Task description: Skip the pictures, please, and write out exactly the lines from the opening of the data through the line containing "(0,0) rectangle (556,702);".

Source excerpt:
-- begin --

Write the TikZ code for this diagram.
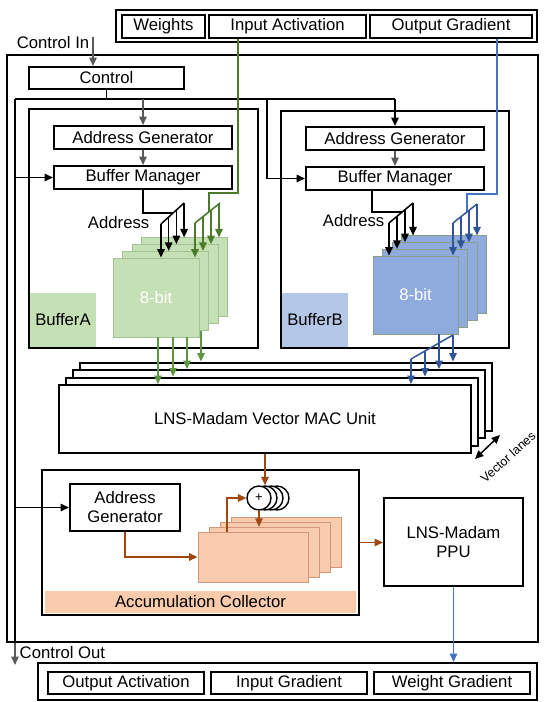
\documentclass[tikz,border=0pt]{standalone}
\usepackage{fontspec}
\setmainfont{Liberation Sans}
\usetikzlibrary{arrows.meta,calc}
\definecolor{grnFill}{HTML}{C5E0B4}
\definecolor{grnEdge}{HTML}{A3C393}
\definecolor{grnLine}{HTML}{4A7A2A}
\definecolor{grnLineB}{HTML}{5D9640}
\definecolor{bluFill}{HTML}{8FAADC}
\definecolor{bluLabel}{HTML}{B4C7E7}
\definecolor{bluEdge}{HTML}{8A9E8A}
\definecolor{bluLine}{HTML}{2F5597}
\definecolor{bluLineB}{HTML}{4472C4}
\definecolor{orgFill}{HTML}{F8CBAD}
\definecolor{orgEdge}{HTML}{D4967A}
\definecolor{brnLine}{HTML}{9E480E}
\definecolor{ctlGray}{HTML}{595959}
\newcommand{\planeDx}{9.5}
\newcommand{\planeDy}{6.7}
\newcommand{\fontMain}{\fontsize{16.7}{19}\selectfont}
\tikzset{
  blk/.style={draw, line width=2pt, inner sep=0pt, font=\fontMain},
  plane/.style={line width=0.9pt, inner sep=0pt, minimum width=86, minimum height=79},
  tip/.style={-{Triangle[length=8.5pt,width=7.5pt]}},
}

\begin{document}
\begin{tikzpicture}[x=1pt,y=-1pt,line width=1.5pt]
\useasboundingbox (0,0) rectangle (556,702);

\node[blk, minimum width=421, minimum height=32] (inbox) at (326.5,26) {};
\node[blk, minimum width=83, minimum height=23] (wts) at (163.5,26.5) {Weights};
\node[blk, minimum width=157, minimum height=23] (iact) at (287.5,26.5) {Input Activation};
\node[blk, minimum width=162, minimum height=23] (ograd) at (451,26.5) {Output Gradient};

\node[draw, line width=2.2pt, minimum width=531, minimum height=587] (chip) at (272.5,348.5) {};
\node[font=\fontMain, anchor=east, inner sep=0] (ctlin) at (90,43) {Control In};
\node[blk, minimum width=155, minimum height=22] (ctrl) at (106.5,78) {Control};

% buffer A
\node[fill=grnFill, minimum width=66, minimum height=55, inner sep=0, font=\fontMain] (labA) at (63,320) {BufferA};
\node[blk, minimum width=229, minimum height=239] (bufA) at (143.5,228.5) {};
\node[blk, minimum width=178, minimum height=23] (agA) at (143,137.5) {Address Generator};
\node[blk, minimum width=178, minimum height=23] (bmA) at (143,177.5) {Buffer Manager};
\foreach \k in {3,2,1,0}
  \node[plane, fill=grnFill, draw=grnEdge] (pA\k) at ({156+\planeDx*\k},{297.5-\planeDy*\k}) {};
\node[text=white, font=\fontMain] at (pA0) {8-bit};
\node[font=\fontMain, anchor=east, inner sep=0] (adrA) at (150,223) {Address};

% buffer B
\node[fill=bluLabel, minimum width=66, minimum height=54, inner sep=0, font=\fontMain] (labB) at (315,320) {BufferB};
\node[blk, minimum width=228, minimum height=237] (bufB) at (395,229.5) {};
\node[blk, minimum width=178, minimum height=23] (agB) at (395,138.5) {Address Generator};
\node[blk, minimum width=178, minimum height=23] (bmB) at (395,178.5) {Buffer Manager};
\foreach \k in {3,2,1,0}
  \node[plane, fill=bluFill, draw=bluEdge, minimum width=85, minimum height=78] (pB\k) at ({415.5+\planeDx*\k},{295-\planeDy*\k}) {};
\node[text=white, font=\fontMain] at (pB0) {8-bit};
\node[font=\fontMain, anchor=east, inner sep=0] (adrB) at (385,221) {Address};

% control wiring
\coordinate (cin) at (93,37);
\coordinate (cbus) at (15,99);
\coordinate (cB) at (267,99);
\draw[tip, ctlGray] (cin) -- (cin |- ctrl.north);
\draw (ctrl.south) -- (ctrl.south |- cbus);
\draw (cbus) -- (agB.north |- cbus);
\draw[tip, ctlGray] (agA.north |- cbus) -- (agA.north);
\draw[tip] (agB.north |- cbus) -- (agB.north);
\draw[tip] (cB) |- (bmB.west);
\draw[tip] (cbus |- bmA.west) -- (bmA.west);
\draw[tip, ctlGray] (agA.south) -- (bmA.north);
\draw[tip, ctlGray] (agB.south) -- (bmB.north);

% address fans
\coordinate (fanA) at (161,224);
\draw (bmA.south) |- ($(fanA)+(12.1,-11)$);
\draw (fanA) -- ++(23.1,-21);
\foreach \k in {0,...,3} {
  \path (fanA) ++(7.7*\k,-7*\k) coordinate (tA\k);
  \draw[tip] (tA\k) -- (tA\k |- pA\k.north);
}
\coordinate (aTapB) at (372,212);
\coordinate (fanB) at (389,223);
\draw (aTapB |- bmB.south) -- (aTapB) -- ++(30.2,0);
\draw (fanB) -- ++(24,-20);
\foreach \k in {0,...,3} {
  \path (fanB) ++(8*\k,-6.67*\k) coordinate (tB\k);
  \draw[tip] (tB\k) -- (tB\k |- pB\k.north);
}

% data fans
\coordinate (gTap) at (238,193);
\coordinate (gFan) at (195,223);
\draw[grnLine] (gTap |- iact.south) -- (gTap) -| ($(gFan)+(14,-11.2)$);
\draw[grnLine] (gFan) -- ++(25,-20);
\foreach \k in {0,...,3} {
  \path (gFan) ++(8*\k,-6.4*\k) coordinate (tG\k);
  \draw[tip, grnLine] (tG\k) -- (tG\k |- pA\k.north);
}
\coordinate (bTap) at (497,194);
\coordinate (bFan) at (453,223);
\draw[bluLineB] (bTap |- ograd.south) -- (bTap) -| ($(bFan)+(14,-11.1)$);
\draw[bluLine] (bFan) -- ++(24,-19);
\foreach \k in {0,...,3} {
  \path (bFan) ++(8*\k,-6.33*\k) coordinate (tF\k);
  \draw[tip, bluLine] (tF\k) -- (tF\k |- pB\k.north);
}

% MAC unit
\foreach \k in {3,2,1,0}
  \node[draw, line width=2pt, fill=white, inner sep=0, minimum width=412, minimum height=68] (mac\k) at ({265+7*\k},{419-7.5*\k}) {};
\node[font=\fontMain] (macT) at (mac0) {LNS-Madam Vector MAC Unit};
\foreach \x/\k/\s in {158/0/0,173/1/0,187/2/0,201/3/1}
  \draw[tip, grnLineB] (\x,0 |- pA\s.south) -- (\x,0 |- mac\k.north);
\coordinate (mFan) at (411,359);
\draw[bluLine] (mFan) -- ++(42,-24);
\draw[bluLine] (439,0 |- pB0.south) -- (439,343);
\foreach \k in {0,...,3} {
  \path (mFan) ++(14*\k,-8*\k) coordinate (tM\k);
  \draw[tip, bluLine] (tM\k) -- (tM\k |- mac\k.north);
}
\draw[{Triangle[length=8.5pt,width=7.5pt]}-{Triangle[length=8.5pt,width=7.5pt]}] (475,459) -- (500,435);
\node[rotate=42, font=\fontsize{12.5}{14}\selectfont, inner sep=0] (vlanes) at (508,457) {Vector lanes};

% accumulation collector
\node[fill=orgFill, minimum width=311, minimum height=22, inner sep=0, font=\fontMain] (accLab) at (200.5,602) {Accumulation Collector};
\node[blk, minimum width=317, minimum height=145] (acc) at (200.5,542.5) {};
\node[blk, minimum width=110, minimum height=47, align=center] (agC) at (125,507.5) {Address\\Generator};
\foreach \k in {3,2,1,0}
  \node[draw=orgEdge, fill=orgFill, line width=0.9pt, inner sep=0, minimum width=110, minimum height=50] (pC\k) at ({253+11.3*\k},{557-4.7*\k}) {};
\foreach \k in {3,2,1,0}
  \node[circle, draw, fill=white, line width=1.4pt, minimum size=24, inner sep=0] (add\k) at ({259+6*\k},498) {};
\node[font=\fontsize{13}{14}\selectfont, inner sep=0] (plus) at (add0) {+};
\draw[tip, brnLine] (add1.north |- mac0.south) -- (add1.north);
\draw[tip, brnLine] (227,0 |- pC0.north) |- (add0.west);
\draw[tip, brnLine] (add0.south) -- (add0.south |- pC1.north);
\draw[tip, brnLine] (agC.south) |- (pC0.west);
\draw[tip] (cbus |- agC.west) -- (agC.west);

\node[blk, minimum width=139, minimum height=88, align=center] (ppu) at (453.5,542) {LNS-Madam\\PPU};
\draw[tip, brnLine] (acc.east) -- (acc.east -| ppu.west);

% outputs
\node[blk, minimum width=499, minimum height=37] (outbox) at (287.5,681.5) {};
\node[blk, minimum width=156, minimum height=22] (oact) at (126,683) {Output Activation};
\node[blk, minimum width=156, minimum height=22] (igrad) at (289,683) {Input Gradient};
\node[blk, minimum width=156, minimum height=22] (wgrad) at (452,683) {Weight Gradient};
\draw[tip, bluLineB] (ppu.south) -- (ppu.south |- outbox.north);
\draw (cbus) -- (cbus |- chip.south);
\draw[tip, ctlGray] (cbus |- chip.south) -- (15,665);
\node[font=\fontMain, anchor=west, inner sep=0] (ctlout) at (19,653) {Control Out};
\end{tikzpicture}
\end{document}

-- end --

Final result:
Write the TikZ code for this diagram.
\documentclass[tikz,border=0pt]{standalone}
\usepackage{fontspec}
\setmainfont{Liberation Sans}
\usetikzlibrary{arrows.meta,calc}
\definecolor{grnFill}{HTML}{C5E0B4}
\definecolor{grnEdge}{HTML}{A3C393}
\definecolor{grnLine}{HTML}{4A7A2A}
\definecolor{grnLineB}{HTML}{5D9640}
\definecolor{bluFill}{HTML}{8FAADC}
\definecolor{bluLabel}{HTML}{B4C7E7}
\definecolor{bluEdge}{HTML}{8A9E8A}
\definecolor{bluLine}{HTML}{2F5597}
\definecolor{bluLineB}{HTML}{4472C4}
\definecolor{orgFill}{HTML}{F8CBAD}
\definecolor{orgEdge}{HTML}{D4967A}
\definecolor{brnLine}{HTML}{9E480E}
\definecolor{ctlGray}{HTML}{595959}
\newcommand{\planeDx}{9.5}
\newcommand{\planeDy}{6.7}
\newcommand{\fontMain}{\fontsize{16.7}{19}\selectfont}
\tikzset{
  blk/.style={draw, line width=2pt, inner sep=0pt, font=\fontMain},
  plane/.style={line width=0.9pt, inner sep=0pt, minimum width=86, minimum height=79},
  tip/.style={-{Triangle[length=8.5pt,width=7.5pt]}},
}

\begin{document}
\begin{tikzpicture}[x=1pt,y=-1pt,line width=1.5pt]
\useasboundingbox (0,0) rectangle (556,702);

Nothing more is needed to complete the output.